Development of statistical methods to evaluate the functional impact of non-coding genetic variants

Keywords: Analytical science, biological informatics.
Summary;
Next generation sequencing of exomes has revolutionized the genetic diagnosis of a broad spectrum of diseases, allowing the possibility to detect mutations within most genes of the human genome. However, this strategy does not address the possibility of pathogenic mutations that lie in non-coding regions of the genome. For example, in some patients with primary immune immunodeficiency we can observe clinical phenotypes that are compatible with mutations of known disease-associated genes, in the absence of any mutation within the relevant coding regions. Where accompanied by alterations at transcriptional level, these similar phenotypes suggest the possible dysregulation of the same disease genes by mutations in non-coding regulatory regions that influence their expression.

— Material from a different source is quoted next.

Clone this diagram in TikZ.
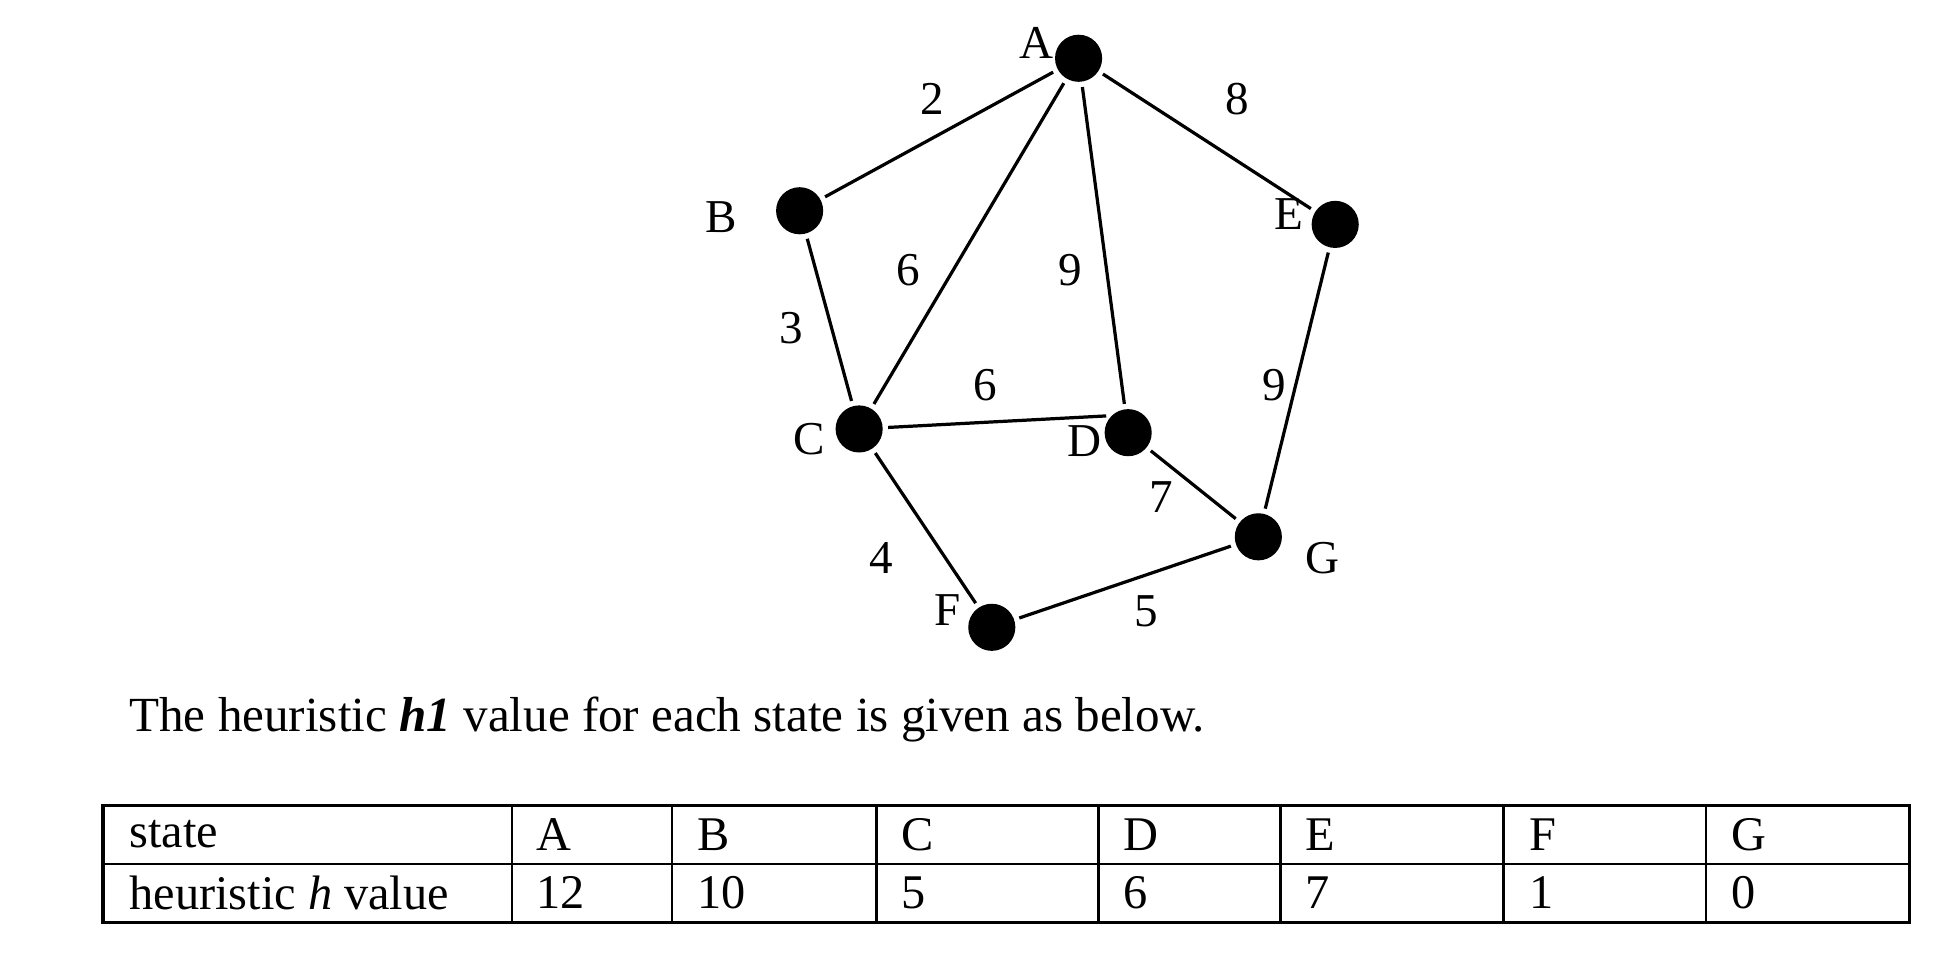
\documentclass[tikz,border=0pt]{standalone}
\usepackage{fontspec}
\setmainfont{Liberation Serif}
\begin{document}
\begin{tikzpicture}[x=0.5pt,y=-0.5pt,
  vtx/.style={circle,fill=black,minimum size=19pt,inner sep=0pt},
  lbl/.style={font=\fontsize{19}{22}\selectfont,inner sep=0pt},
  edge/.style={line width=1.3pt,shorten <=2pt,shorten >=2pt},
  cellt/.style={font=\fontsize{19.5}{22}\selectfont,anchor=west,inner sep=0pt}]
\useasboundingbox (0,0) rectangle (1560,787);
\node[vtx] (A) at (870,47) {};
\node[vtx] (B) at (645,170) {};
\node[vtx] (E) at (1077,181) {};
\node[vtx] (C) at (693,346) {};
\node[vtx] (D) at (910,349) {};
\node[vtx] (G) at (1015,433) {};
\node[vtx] (F) at (800,506) {};
\draw[edge] (A)--(B); \draw[edge] (A)--(C); \draw[edge] (A)--(D); \draw[edge] (A)--(E);
\draw[edge] (B)--(C); \draw[edge] (C)--(D.north west); \draw[edge] (C)--(F); \draw[edge] (D)--(G);
\draw[edge] (E)--(G); \draw[edge] (F)--(G);
\node[lbl] (lA) at (836,35) {A};
\node[lbl] (lB) at (582,175) {B};
\node[lbl] (lE) at (1040,173) {E};
\node[lbl] (lC) at (653,354) {C};
\node[lbl] (lD) at (875,356) {D};
\node[lbl] (lG) at (1067,450) {G};
\node[lbl] (lF) at (764,492) {F};
\node[lbl] (w1) at (752,80) {2};
\node[lbl] (w2) at (998,80) {8};
\node[lbl] (w3) at (733,218) {6};
\node[lbl] (w4) at (863,218) {9};
\node[lbl] (w5) at (638,265) {3};
\node[lbl] (w6) at (795,311) {6};
\node[lbl] (w7) at (1028,311) {9};
\node[lbl] (w8) at (937,401) {7};
\node[lbl] (w9) at (711,450) {4};
\node[lbl] (w10) at (925,493) {5};
\node[anchor=west,inner sep=0pt,font=\fontsize{19.8}{22}\selectfont] (cap) at (104,580) {The heuristic \textbf{\textit{h1}} value for each state is given as below.};
\draw[line width=1.3pt] (83,650) rectangle (1540,744);
\draw[line width=1.1pt] (83,697) -- (1540,697);
\foreach \x in {413,542,707,886,1033,1213,1376} \draw[line width=1.1pt] (\x,650) -- (\x,744);
\node[cellt] (s0) at (104,673) {state};
\node[cellt] (h0) at (104,720) {heuristic \textit{h} value};
\node[cellt] (s1) at (432,673) {A}; \node[cellt] (h1) at (432,720) {12};
\node[cellt] (s2) at (562,673) {B}; \node[cellt] (h2) at (562,720) {10};
\node[cellt] (s3) at (727,673) {C}; \node[cellt] (h3) at (727,720) {5};
\node[cellt] (s4) at (906,673) {D}; \node[cellt] (h4) at (906,720) {6};
\node[cellt] (s5) at (1053,673) {E}; \node[cellt] (h5) at (1053,720) {7};
\node[cellt] (s6) at (1233,673) {F}; \node[cellt] (h6) at (1233,720) {1};
\node[cellt] (s7) at (1396,673) {G}; \node[cellt] (h7) at (1396,720) {0};
\end{tikzpicture}
\end{document}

Whole genome sequencing (WGS) allows the exploration and potential discovery of such non-coding genomic variants. However, non-coding regions are highly polymorphic and, therefore, it is still a challenge to identify potential disease-associated mutations with confidence. Furthermore, annotation of the noncoding space has until recently been held back by the complexity and cell-type specificity of enhancer activity and chromatin accessibility. In this project, we will take advantage of the recent explosion of expression quantitative trait loci (eQTL) data and epigenomic information to refine our ability to identify potential deleterious variants within cell type-specific regulatory regions.
There has been a recent expansion in the development of computational tools and methodologies that utilise statistical models to enable the interrogation of non-coding variants, each with their own advantages and disadvantages. Machine learning for example is already being tested as a means to predicting non-coding passenger mutations in cancer genomes (Yang et al., 2016). The main challenges are to integrate all the current sources of information in a common framework and develop new creative strategies for the prediction of damaging variants.
In this project, the student will develop new methodologies to predict non-coding variants that drive the dysregulation of clinically relevant disease genes to improve their diagnosis and future therapy. The main focus will be in exploiting cell type-specific data that are relevant for each disease. The analytical protocols will be tested in WGS data from patients with primary immunodeficiencies and further validated with WGS data from other diseases with different cell types affected, such as neurological diseases. Where available, transcriptional data will be used to test the validity of variant predictions integrated into the analysis. In the era of genomic medicine, such protocols have potentially broad significance.